The pipeline, as a component for processing items, further processes the collected data. For example, save the collected information.
Just implement the youcrawl.Pipeline
interface. Use e.AddPipelines(myPipeline)
to add
type Pipeline interface {
Process(item *Item, store GlobalStore) error
}
The image download pipeline will download all the urls under the downloadImgURLs
field in the Item.
type ImageDownloadPipeline struct {
// save folder
GetStoreFileFolder func(item *Item, store GlobalStore) string
// save filename
GetSaveFileName func(item *Item, store GlobalStore, rawURL string) string
// maximum parallel download
MaxDownload int
// middlewares for download image request
Middlewares []Middleware
}
This Pipeline supports sending the current Item to the specified Channel.

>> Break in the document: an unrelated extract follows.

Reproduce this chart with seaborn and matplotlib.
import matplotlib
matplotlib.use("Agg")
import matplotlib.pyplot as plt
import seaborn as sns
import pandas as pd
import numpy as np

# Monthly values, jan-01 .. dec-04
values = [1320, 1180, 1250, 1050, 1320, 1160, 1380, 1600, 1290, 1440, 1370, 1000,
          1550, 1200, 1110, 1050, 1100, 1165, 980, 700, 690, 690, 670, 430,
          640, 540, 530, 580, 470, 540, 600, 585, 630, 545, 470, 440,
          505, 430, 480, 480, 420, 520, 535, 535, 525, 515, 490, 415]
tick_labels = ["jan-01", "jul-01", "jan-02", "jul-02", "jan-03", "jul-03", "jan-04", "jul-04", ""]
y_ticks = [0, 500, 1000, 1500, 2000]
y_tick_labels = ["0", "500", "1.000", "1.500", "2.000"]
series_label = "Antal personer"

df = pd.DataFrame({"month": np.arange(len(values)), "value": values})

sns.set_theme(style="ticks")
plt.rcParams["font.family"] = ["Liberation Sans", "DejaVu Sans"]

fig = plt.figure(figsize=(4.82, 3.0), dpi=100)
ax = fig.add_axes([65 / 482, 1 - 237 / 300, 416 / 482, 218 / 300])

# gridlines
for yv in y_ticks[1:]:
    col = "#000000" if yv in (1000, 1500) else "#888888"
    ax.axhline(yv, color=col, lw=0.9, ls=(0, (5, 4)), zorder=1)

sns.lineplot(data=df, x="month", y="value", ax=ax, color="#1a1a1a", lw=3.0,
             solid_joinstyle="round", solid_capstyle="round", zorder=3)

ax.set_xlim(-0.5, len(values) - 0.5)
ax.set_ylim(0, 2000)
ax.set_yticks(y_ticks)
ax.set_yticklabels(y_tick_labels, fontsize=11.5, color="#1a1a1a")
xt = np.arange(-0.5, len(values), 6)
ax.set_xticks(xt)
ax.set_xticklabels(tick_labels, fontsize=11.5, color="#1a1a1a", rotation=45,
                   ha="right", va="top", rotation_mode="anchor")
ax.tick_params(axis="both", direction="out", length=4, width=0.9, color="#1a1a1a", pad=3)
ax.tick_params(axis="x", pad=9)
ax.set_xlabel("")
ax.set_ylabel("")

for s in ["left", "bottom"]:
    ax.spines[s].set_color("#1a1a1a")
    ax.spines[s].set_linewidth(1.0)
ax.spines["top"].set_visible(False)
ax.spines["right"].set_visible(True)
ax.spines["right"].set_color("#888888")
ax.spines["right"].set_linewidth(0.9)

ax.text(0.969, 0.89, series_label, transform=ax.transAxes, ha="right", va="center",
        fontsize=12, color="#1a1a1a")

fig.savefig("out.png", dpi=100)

In some scenarios, it is necessary to input tasks to the executing Engine, such as an Engine in daemon mode, and obtain results.
Example code:
fun test () {
e.Pool.AddTasks(&Task{
Url: "http://www.example.com",
Context: Context{
Item: DefaultItem{Store: map[string]interface{}{
ItemKeyChannelToken: "thisistoken",
}},
},
})
resultChannel := make(chan interface{})
channelPipeline.ChannelMapping.Store("thisistoken",resultChannel)
result := <- resultChannel
item := result.(DefaultItem)
fmt.Println(item.GetString("title"))
}
First, generate a ChannelToken
(ID can be reused), add the corresponding Channel
to the pipeline Map; then provide the corresponding ʻID` when adding tasks. We can retrieve the result through the Channel.
Note: DefaultItem has implemented ChannelPipelineToken
by default. For custom Item, you need to implement this interface to work properly.